Given problem: Set down the full listing exactly as given. Any pictures are to be left out.

Material:
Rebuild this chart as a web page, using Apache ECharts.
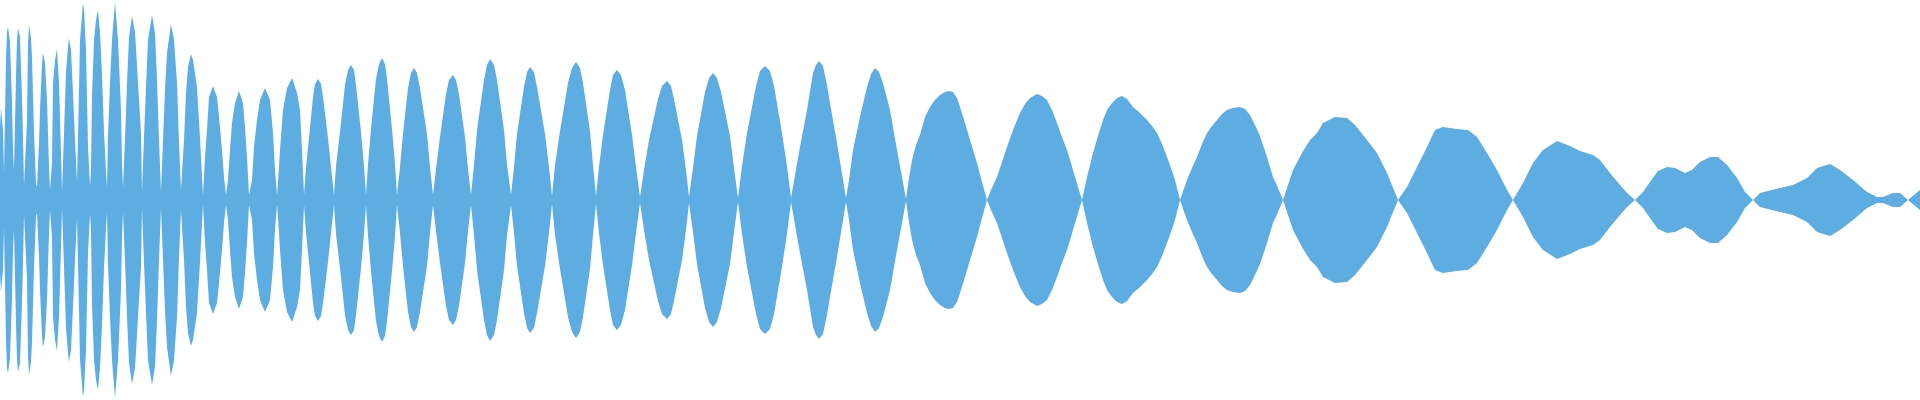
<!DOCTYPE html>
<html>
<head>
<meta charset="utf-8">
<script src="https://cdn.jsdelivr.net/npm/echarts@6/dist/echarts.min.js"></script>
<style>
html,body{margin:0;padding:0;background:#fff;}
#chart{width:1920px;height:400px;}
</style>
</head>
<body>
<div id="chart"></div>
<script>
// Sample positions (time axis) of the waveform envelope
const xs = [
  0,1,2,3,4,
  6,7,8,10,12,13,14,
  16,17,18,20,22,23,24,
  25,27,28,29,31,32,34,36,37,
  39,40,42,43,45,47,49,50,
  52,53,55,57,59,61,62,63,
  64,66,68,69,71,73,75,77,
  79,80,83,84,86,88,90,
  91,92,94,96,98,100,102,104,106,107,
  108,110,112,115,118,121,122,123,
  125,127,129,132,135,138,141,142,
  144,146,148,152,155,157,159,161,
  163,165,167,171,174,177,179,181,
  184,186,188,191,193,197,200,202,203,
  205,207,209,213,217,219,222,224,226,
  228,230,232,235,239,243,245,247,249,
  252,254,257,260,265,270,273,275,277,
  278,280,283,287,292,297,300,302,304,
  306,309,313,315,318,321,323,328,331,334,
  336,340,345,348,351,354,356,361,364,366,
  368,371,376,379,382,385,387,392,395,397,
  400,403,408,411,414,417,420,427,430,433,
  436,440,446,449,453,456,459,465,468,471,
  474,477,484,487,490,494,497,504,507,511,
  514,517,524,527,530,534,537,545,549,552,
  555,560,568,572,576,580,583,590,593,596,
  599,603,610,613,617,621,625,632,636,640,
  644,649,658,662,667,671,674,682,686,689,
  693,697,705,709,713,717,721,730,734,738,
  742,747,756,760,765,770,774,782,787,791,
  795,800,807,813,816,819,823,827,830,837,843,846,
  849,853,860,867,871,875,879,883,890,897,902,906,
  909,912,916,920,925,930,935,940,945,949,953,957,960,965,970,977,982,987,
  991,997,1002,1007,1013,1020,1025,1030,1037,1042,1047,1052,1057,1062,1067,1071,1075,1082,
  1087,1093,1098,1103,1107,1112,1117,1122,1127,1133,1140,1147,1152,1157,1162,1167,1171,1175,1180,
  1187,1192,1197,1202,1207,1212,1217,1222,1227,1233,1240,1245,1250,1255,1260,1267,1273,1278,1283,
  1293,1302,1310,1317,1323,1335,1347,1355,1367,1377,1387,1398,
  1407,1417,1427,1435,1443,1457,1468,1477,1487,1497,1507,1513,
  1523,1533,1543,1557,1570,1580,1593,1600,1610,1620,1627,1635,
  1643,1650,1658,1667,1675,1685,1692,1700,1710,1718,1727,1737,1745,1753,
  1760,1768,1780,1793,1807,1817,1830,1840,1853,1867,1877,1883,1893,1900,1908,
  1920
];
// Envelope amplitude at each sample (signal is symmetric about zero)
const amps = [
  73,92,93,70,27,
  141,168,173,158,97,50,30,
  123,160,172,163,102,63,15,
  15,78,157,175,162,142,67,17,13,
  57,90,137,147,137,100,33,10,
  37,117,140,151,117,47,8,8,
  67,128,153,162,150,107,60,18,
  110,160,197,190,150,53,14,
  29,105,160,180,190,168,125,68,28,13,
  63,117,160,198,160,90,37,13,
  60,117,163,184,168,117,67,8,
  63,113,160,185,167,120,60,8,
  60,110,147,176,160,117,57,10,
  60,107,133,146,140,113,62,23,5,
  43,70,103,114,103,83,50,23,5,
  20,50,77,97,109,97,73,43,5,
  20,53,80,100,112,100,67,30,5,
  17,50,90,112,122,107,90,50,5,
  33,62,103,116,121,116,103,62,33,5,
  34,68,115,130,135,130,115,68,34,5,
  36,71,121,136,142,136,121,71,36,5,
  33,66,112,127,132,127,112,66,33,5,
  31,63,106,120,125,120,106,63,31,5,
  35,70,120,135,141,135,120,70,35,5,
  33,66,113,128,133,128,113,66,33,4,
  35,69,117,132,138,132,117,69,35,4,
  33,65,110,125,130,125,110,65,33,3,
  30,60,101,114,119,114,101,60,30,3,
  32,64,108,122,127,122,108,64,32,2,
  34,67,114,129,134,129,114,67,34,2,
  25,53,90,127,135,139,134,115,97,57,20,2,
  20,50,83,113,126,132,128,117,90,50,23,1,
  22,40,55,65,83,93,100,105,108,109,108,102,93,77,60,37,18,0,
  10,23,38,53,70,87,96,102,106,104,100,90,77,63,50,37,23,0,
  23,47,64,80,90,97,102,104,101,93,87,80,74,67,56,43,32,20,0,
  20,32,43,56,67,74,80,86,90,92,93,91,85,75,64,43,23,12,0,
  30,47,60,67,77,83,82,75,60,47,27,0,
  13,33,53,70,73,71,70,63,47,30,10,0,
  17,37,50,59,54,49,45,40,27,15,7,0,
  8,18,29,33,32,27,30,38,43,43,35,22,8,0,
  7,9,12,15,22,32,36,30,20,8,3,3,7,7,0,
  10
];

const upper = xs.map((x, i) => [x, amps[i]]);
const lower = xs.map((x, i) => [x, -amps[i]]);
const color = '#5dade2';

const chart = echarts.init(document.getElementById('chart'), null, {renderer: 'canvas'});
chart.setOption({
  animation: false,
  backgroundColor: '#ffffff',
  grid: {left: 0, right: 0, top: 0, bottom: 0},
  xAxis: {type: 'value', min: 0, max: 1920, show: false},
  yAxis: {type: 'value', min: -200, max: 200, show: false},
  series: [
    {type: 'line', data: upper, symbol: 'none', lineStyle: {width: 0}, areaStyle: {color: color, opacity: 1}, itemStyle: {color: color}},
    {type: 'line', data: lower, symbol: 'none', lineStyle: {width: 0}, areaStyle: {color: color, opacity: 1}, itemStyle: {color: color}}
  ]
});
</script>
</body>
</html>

Solved exercise:
Rebuild this chart as a web page, using Apache ECharts.
<!DOCTYPE html>
<html>
<head>
<meta charset="utf-8">
<script src="https://cdn.jsdelivr.net/npm/echarts@6/dist/echarts.min.js"></script>
<style>
html,body{margin:0;padding:0;background:#fff;}
#chart{width:1920px;height:400px;}
</style>
</head>
<body>
<div id="chart"></div>
<script>
// Sample positions (time axis) of the waveform envelope
const xs = [
  0,1,2,3,4,
  6,7,8,10,12,13,14,
  16,17,18,20,22,23,24,
  25,27,28,29,31,32,34,36,37,
  39,40,42,43,45,47,49,50,
  52,53,55,57,59,61,62,63,
  64,66,68,69,71,73,75,77,
  79,80,83,84,86,88,90,
  91,92,94,96,98,100,102,104,106,107,
  108,110,112,115,118,121,122,123,
  125,127,129,132,135,138,141,142,
  144,146,148,152,155,157,159,161,
  163,165,167,171,174,177,179,181,
  184,186,188,191,193,197,200,202,203,
  205,207,209,213,217,219,222,224,226,
  228,230,232,235,239,243,245,247,249,
  252,254,257,260,265,270,273,275,277,
  278,280,283,287,292,297,300,302,304,
  306,309,313,315,318,321,323,328,331,334,
  336,340,345,348,351,354,356,361,364,366,
  368,371,376,379,382,385,387,392,395,397,
  400,403,408,411,414,417,420,427,430,433,
  436,440,446,449,453,456,459,465,468,471,
  474,477,484,487,490,494,497,504,507,511,
  514,517,524,527,530,534,537,545,549,552,
  555,560,568,572,576,580,583,590,593,596,
  599,603,610,613,617,621,625,632,636,640,
  644,649,658,662,667,671,674,682,686,689,
  693,697,705,709,713,717,721,730,734,738,
  742,747,756,760,765,770,774,782,787,791,
  795,800,807,813,816,819,823,827,830,837,843,846,
  849,853,860,867,871,875,879,883,890,897,902,906,
  909,912,916,920,925,930,935,940,945,949,953,957,960,965,970,977,982,987,
  991,997,1002,1007,1013,1020,1025,1030,1037,1042,1047,1052,1057,1062,1067,1071,1075,1082,
  1087,1093,1098,1103,1107,1112,1117,1122,1127,1133,1140,1147,1152,1157,1162,1167,1171,1175,1180,
  1187,1192,1197,1202,1207,1212,1217,1222,1227,1233,1240,1245,1250,1255,1260,1267,1273,1278,1283,
  1293,1302,1310,1317,1323,1335,1347,1355,1367,1377,1387,1398,
  1407,1417,1427,1435,1443,1457,1468,1477,1487,1497,1507,1513,
  1523,1533,1543,1557,1570,1580,1593,1600,1610,1620,1627,1635,
  1643,1650,1658,1667,1675,1685,1692,1700,1710,1718,1727,1737,1745,1753,
  1760,1768,1780,1793,1807,1817,1830,1840,1853,1867,1877,1883,1893,1900,1908,
  1920
];
// Envelope amplitude at each sample (signal is symmetric about zero)
const amps = [
  73,92,93,70,27,
  141,168,173,158,97,50,30,
  123,160,172,163,102,63,15,
  15,78,157,175,162,142,67,17,13,
  57,90,137,147,137,100,33,10,
  37,117,140,151,117,47,8,8,
  67,128,153,162,150,107,60,18,
  110,160,197,190,150,53,14,
  29,105,160,180,190,168,125,68,28,13,
  63,117,160,198,160,90,37,13,
  60,117,163,184,168,117,67,8,
  63,113,160,185,167,120,60,8,
  60,110,147,176,160,117,57,10,
  60,107,133,146,140,113,62,23,5,
  43,70,103,114,103,83,50,23,5,
  20,50,77,97,109,97,73,43,5,
  20,53,80,100,112,100,67,30,5,
  17,50,90,112,122,107,90,50,5,
  33,62,103,116,121,116,103,62,33,5,
  34,68,115,130,135,130,115,68,34,5,
  36,71,121,136,142,136,121,71,36,5,
  33,66,112,127,132,127,112,66,33,5,
  31,63,106,120,125,120,106,63,31,5,
  35,70,120,135,141,135,120,70,35,5,
  33,66,113,128,133,128,113,66,33,4,
  35,69,117,132,138,132,117,69,35,4,
  33,65,110,125,130,125,110,65,33,3,
  30,60,101,114,119,114,101,60,30,3,
  32,64,108,122,127,122,108,64,32,2,
  34,67,114,129,134,129,114,67,34,2,
  25,53,90,127,135,139,134,115,97,57,20,2,
  20,50,83,113,126,132,128,117,90,50,23,1,
  22,40,55,65,83,93,100,105,108,109,108,102,93,77,60,37,18,0,
  10,23,38,53,70,87,96,102,106,104,100,90,77,63,50,37,23,0,
  23,47,64,80,90,97,102,104,101,93,87,80,74,67,56,43,32,20,0,
  20,32,43,56,67,74,80,86,90,92,93,91,85,75,64,43,23,12,0,
  30,47,60,67,77,83,82,75,60,47,27,0,
  13,33,53,70,73,71,70,63,47,30,10,0,
  17,37,50,59,54,49,45,40,27,15,7,0,
  8,18,29,33,32,27,30,38,43,43,35,22,8,0,
  7,9,12,15,22,32,36,30,20,8,3,3,7,7,0,
  10
];

const upper = xs.map((x, i) => [x, amps[i]]);
const lower = xs.map((x, i) => [x, -amps[i]]);
const color = '#5dade2';

const chart = echarts.init(document.getElementById('chart'), null, {renderer: 'canvas'});
chart.setOption({
  animation: false,
  backgroundColor: '#ffffff',
  grid: {left: 0, right: 0, top: 0, bottom: 0},
  xAxis: {type: 'value', min: 0, max: 1920, show: false},
  yAxis: {type: 'value', min: -200, max: 200, show: false},
  series: [
    {type: 'line', data: upper, symbol: 'none', lineStyle: {width: 0}, areaStyle: {color: color, opacity: 1}, itemStyle: {color: color}},
    {type: 'line', data: lower, symbol: 'none', lineStyle: {width: 0}, areaStyle: {color: color, opacity: 1}, itemStyle: {color: color}}
  ]
});
</script>
</body>
</html>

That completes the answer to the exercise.